Es trifft sich, dass der EU-Abgeordnete für die Bonner Region, Axel Voss (CDU/EVP), für das Parlament federführend die Urheberrechtsreform bearbeitet hat. Er zeigt sich erleichtert, dass sie mit knapper Mehrheit verabschiedet wurde. Doch einige der Bonner Besucher kritisieren heftig, dass die Öffentlichkeitsarbeit des EP in dieser, aber nicht nur in dieser Sache äußerst mangelhaft gewesen sei und dringend verbessert werden müsse. Auch in den Gesprächen mit den Kollegen von Voss kommt die Urheberrechtsreform zur Sprache. Der Grüne Sven Gigold hält den gefundenen Kompromiss für unzulänglich; er betont, dass nicht Maschinen (Uploadfilter) über die berechtigte Verwendung von Texten und Bildern entscheiden sollten, sondern Menschen. Der SPD-Abgeordnete Leinen verweist ebenso wie CDU-Kollege Voss darauf, dass die Diskussion über die Urheberrechtsreform gerade in Deutschland so aufgeregt geführt werde, in Frankreich dagegen ein größeres Verständnis für die Interessen der Urheber, also Journalisten, Autoren, Fotografen, Musiker vorherrsche. Der DJV, das wissen die Bonner Kollegen, wird die Umsetzung des europäischen Urheberrechts in nationale Gesetzgebung kritisch begleiten, damit die Interessen insbesondere der freien Journalisten dabei gewahrt bleiben.
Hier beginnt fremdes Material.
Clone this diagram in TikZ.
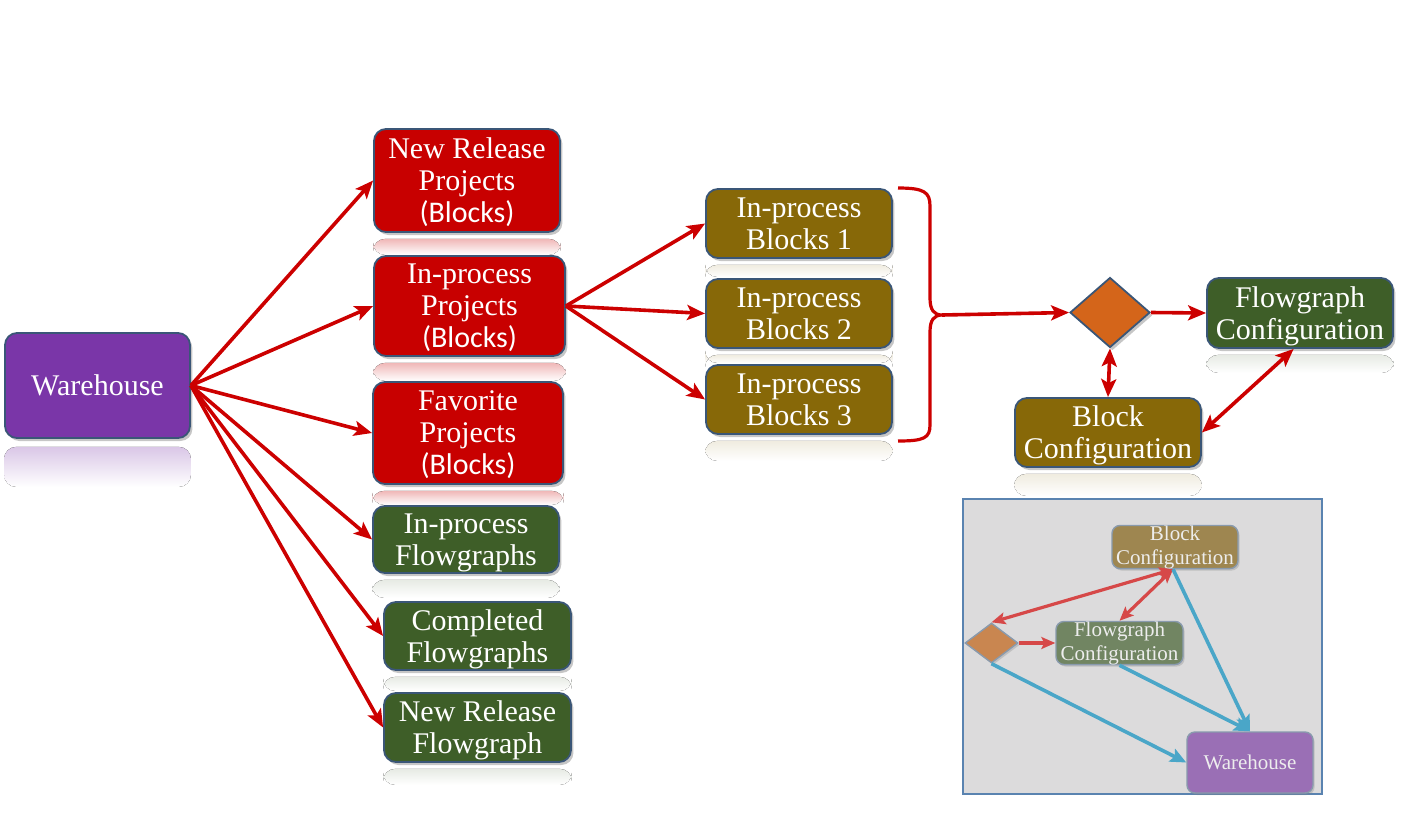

Judit Hercegfalvi, Pressesprecherin im Berliner Büro des EP, betreut die Bonner Gruppe beim Besuch in Straßburg. Sie erläutert die in mancher Hinsicht andere Arbeitsweise des Brüssel/Straßburger Parlaments im Vergleich zu den nationalen Volksvertretungen. Besonders aufmerksam wird registriert, dass oft fraktionsübergreifend Kompromisse und Abstimmungen möglich sind. Davon können sich die Bonner Journalisten im EP-Plenum einen Eindruck verschaffen. Judit Hercegfalvi informiert auch über die mediale Vorbereitung der deutschen EP-Vertretung zur Europa-Wahl und bietet umfassende Unterstützung an.

Den Auftakt des Straßburg-Reise der BJV bildet ein Besuch beim dort ansässigen TV-Sender ARTE. Das Programm sei dezidiert europäisch ausgerichtet. Es gebe viele Eigenproduktionen. Die Redaktionen arbeiten kollegial mit freien Autoren, die auch ihren Leistungen entsprechend angemessen honoriert würden. Interessant die Information, wie ARTE journalistischen Nachwuchs rekrutiert: unter anderem beobachte man, was junge Leute bei Youtube veröffentlichen; wenn die Redakteure journalistische Begabung entdeckten, würden die Autoren zu Praktika und Ausbildung eingeladen.

Nach den Gesprächen im EP lassen sich die Bonner Journalisten noch beim benachbarten Europäischen Gerichtshof für Menschenrechte, einer selbständigen Einrichtung des Europarates, über dessen Arbeitsweise unterrichten. Der EuGMR wird oft verwechselt mit dem in Luxemburg ansässigen Europäischen Gerichtshof, der in der EU tätig ist. Dr. Somi Nikol, Richterin und Pressesprecherin des EuGMR, geht dabei auch auf Verfahren ein, die sich gegen Deutschland richten. Überwiegend handelt es sich um Klagen wegen überlanger Gerichtsverfahren und um die Praxis von Sicherungsverwahrungen.